Not all business share this view, particularly since the regulations are not yet finalized. Though the legislative process, from the introduction of Bill 128 to consultations to a detailed study by the National Assembly’s Committee on Public Finance to its adoption, took an astonishingly short period of time, a mere month, the regulations are only now being written by the AMF. “The devil is in the details,” said Martine Hébert, vice-president of the Canadian Federation of Independent Business(CFIB), Quebec. The CFIB is concerned that regulatory compliance may be far too burdensome and expensive for small business that simply host automated teller machines as a value-added service for their clients.

“Even if you subscribe to the objectives behind the law, it is how it is going to be done that is of concern to us,” said Hébert. “We’re worried about the regulations, and what will it do, what shape it will take and how it will affect our members.”

The scope of the regulations is also a source of preoccupation for Western Union Financial Services (Canada) Inc. Though not opposed to the new Act nor to its regulatory framework, Western Union is however keen on receiving more clarity, said Derek McMillan, the director of anti-money laundering compliance for Western Union Canada.

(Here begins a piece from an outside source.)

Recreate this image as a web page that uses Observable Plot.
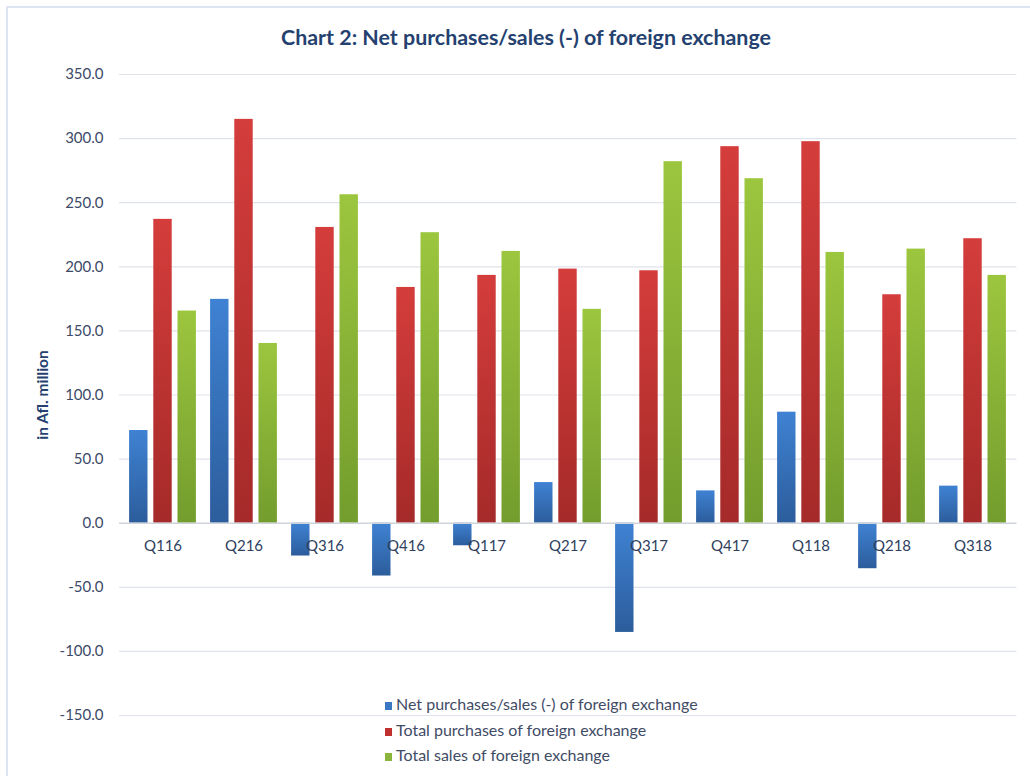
<!DOCTYPE html>
<html>
<head>
<meta charset="utf-8">
<script src="https://cdn.jsdelivr.net/npm/d3@7"></script>
<script src="https://cdn.jsdelivr.net/npm/@observablehq/plot@0.6"></script>
<style>
  html, body { margin: 0; padding: 0; background: #fff; }
  #wrap { position: relative; width: 1030px; height: 776px; overflow: hidden; font-family: Lato, "Open Sans", sans-serif; }
  #frame { position: absolute; left: 6px; top: 6px; width: 1040px; height: 800px; border-left: 2px solid #dce5f1; border-top: 2px solid #dce5f1; box-sizing: border-box; }
  #title { position: absolute; left: 11px; width: 1030px; top: 24px; text-align: center; font-size: 21.4px; font-weight: bold; color: #24416f; }
  #chart { position: absolute; left: 0; top: 0; }
  #legend { position: absolute; left: 385px; top: 691px; font-size: 16px; color: #3f4c66; line-height: 25.5px; }
  #legend .sw { display: inline-block; width: 7px; height: 8px; margin-right: 4px; vertical-align: 0px; }
</style>
</head>
<body>
<div id="wrap">
  <div id="frame"></div>
  <div id="chart"></div>
  <div id="title">Chart 2: Net purchases/sales (-) of foreign exchange</div>
  <div id="legend"></div>
</div>
<script>
const quarters = ["Q116","Q216","Q316","Q416","Q117","Q217","Q317","Q417","Q118","Q218","Q318"];
const seriesNames = [
  "Net purchases/sales (-) of foreign exchange",
  "Total purchases of foreign exchange",
  "Total sales of foreign exchange"
];
const netValues = [72.3, 174.6, -25.6, -41.2, -17.6, 31.7, -85.2, 25.2, 86.6, -35.5, 28.9];
const purchaseValues = [237.0, 315.0, 230.7, 183.9, 193.3, 198.2, 196.9, 293.7, 297.6, 178.2, 221.9];
const salesValues = [165.5, 140.2, 256.2, 226.6, 212.0, 166.8, 282.0, 268.7, 211.2, 213.8, 193.3];
const yTicks = [-150, -100, -50, 0, 50, 100, 150, 200, 250, 300, 350];
const gradIds = ["gBlue", "gRed", "gGreen"];
const gradStops = [["#3f82d3", "#2c5d9c"], ["#d43d3b", "#a52a29"], ["#9cc63e", "#739d2d"]];
const swatchColors = ["#3a78c4", "#c0302f", "#8ab43a"];

const allValues = [netValues, purchaseValues, salesValues];
const rows = [];
seriesNames.forEach((s, si) => {
  quarters.forEach((q, qi) => rows.push({quarter: q, series: s, si, value: allValues[si][qi]}));
});

const W = 1030, mL = 119, mR = 13.5;
const step = (W - mL - mR) / quarters.length;
const barW = 19, barGap = 24.2;
const inset = (step - barW) / 2;

const barMarks = seriesNames.map((s, si) =>
  Plot.barY(rows.filter(d => d.si === si), {
    x: "quarter", y: "value", fill: `url(#${gradIds[si]})`,
    insetLeft: inset, insetRight: inset, dx: (si - 1) * barGap
  })
);

const chart = Plot.plot({
  width: W,
  height: 776,
  marginTop: 74,
  marginBottom: 61,
  marginLeft: mL,
  marginRight: mR,
  style: {fontFamily: "Lato, 'Open Sans', sans-serif", background: "transparent"},
  x: {domain: quarters, padding: 0, axis: null},
  y: {domain: [-150, 350], axis: null},
  marks: [
    Plot.ruleY(yTicks.filter(t => t !== 0), {stroke: "#dfe4ec", strokeWidth: 1.2}),
    Plot.text(yTicks, {y: d => d, frameAnchor: "left", dx: -16, textAnchor: "end",
      text: d => d.toFixed(1), fill: "#3b4a68", fontSize: 15}),
    ...barMarks,
    Plot.ruleY([0], {stroke: "#cfd3da", strokeWidth: 1.5}),
    Plot.text(quarters, {x: d => d, y: () => 0, dy: 23,
      text: d => d, fill: "#2f3f5e", fontSize: 15}),
    Plot.text(["in Afl. million"], {frameAnchor: "left", dx: -76, rotate: -90, textAnchor: "middle",
      text: d => d, fill: "#24416f", fontSize: 15.5, fontWeight: "bold"})
  ]
});

const svgNS = "http://www.w3.org/2000/svg";
const defs = document.createElementNS(svgNS, "defs");
gradIds.forEach((id, i) => {
  const g = document.createElementNS(svgNS, "linearGradient");
  g.setAttribute("id", id);
  g.setAttribute("x1", "0"); g.setAttribute("y1", "0");
  g.setAttribute("x2", "0"); g.setAttribute("y2", "1");
  [[0, gradStops[i][0]], [1, gradStops[i][1]]].forEach(([o, c]) => {
    const st = document.createElementNS(svgNS, "stop");
    st.setAttribute("offset", o);
    st.setAttribute("stop-color", c);
    g.appendChild(st);
  });
  defs.appendChild(g);
});
chart.insertBefore(defs, chart.firstChild);
document.getElementById("chart").appendChild(chart);

const legend = document.getElementById("legend");
seriesNames.forEach((s, i) => {
  const row = document.createElement("div");
  const sw = document.createElement("span");
  sw.className = "sw";
  sw.style.background = swatchColors[i];
  row.appendChild(sw);
  row.appendChild(document.createTextNode(s));
  legend.appendChild(row);
});
</script>
</body>
</html>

“There are a lot of things we don’t know yet,” said McMillan. “When the Act first came out, it seemed to suggest that identification on people transmitting funds would be required for every transaction. However, that is left to the regulation. That is one example of what it is that is going to be required.”

Western Union Canada, like others, are also worried about how the Act will mesh with the federal Proceeds of Crime (Money Laundering) and Terrorist Financing Act, given that it seems to cover the same ground. It remains to be seen whether the regulations the AMF will propose will streamline administrative and compliance requirements with the federal authorities, says Jaime Brown, Western Union Canada’s assistant general counsel. “There are some record-keeping and recording requirements in the Quebec Act that we’re not sure how they mesh with our federal obligations,” noted Brown. “We want to make sure that the discrepancies between the new legislation in Quebec and some of the federal compliance obligations are resolved.”

Alix d’Anglejan-Chatillon, a partner in the Montréal office of Stikeman Elliott LLP, believes that the regulations will need to underscore the differences between the two pieces of legislation because as it stands the Act is “problematic,” if only because “you’ve got two overlapping sets of rules” that are regulating the same industry. D’Anglejan-Chatillon suspects that the Quebec government moved at lightning speed to adopt the law in order to assert its jurisdiction.

“The underlying impetus for passing the legislation so quickly is perhaps the political desire to be seen as really combating tax evasion and money laundering at a provincial level,” said d’Anglejan-Chatillon, who practices principally in the areas of investment management, the regulation of capital markets and derivatives.

That is something that worries John Teolis, a partner in the Financial Services Group with Blake, Cassels & Graydon LLP. Noting that regulation is “very costly,” Teolis wonders whether Quebec’s efforts to regulate the money-services industry will be emulated by other provinces and lead to a situation “like our securities legislation where we have provinces occupying the field and requiring one to deal with individual provinces as opposed to the federal government.”

Teolis is also uncomfortable over the reach and scope of the AMF’s powers. The Act, he points out, has provisions that provide and allow for sharing of information between the AMF, the Quebec tax department and law enforcement agencies, particularly with respect to licensing decisions. Indeed, the Act gives the provincial police force the power to issue security clearance reports which the AMF will use to decide whether or not to issue a licence.

“It’s very broad,” said Teolis. “You always worry when agencies have very, very  strong investigative powers, and what they do with that information. So there is some concern.”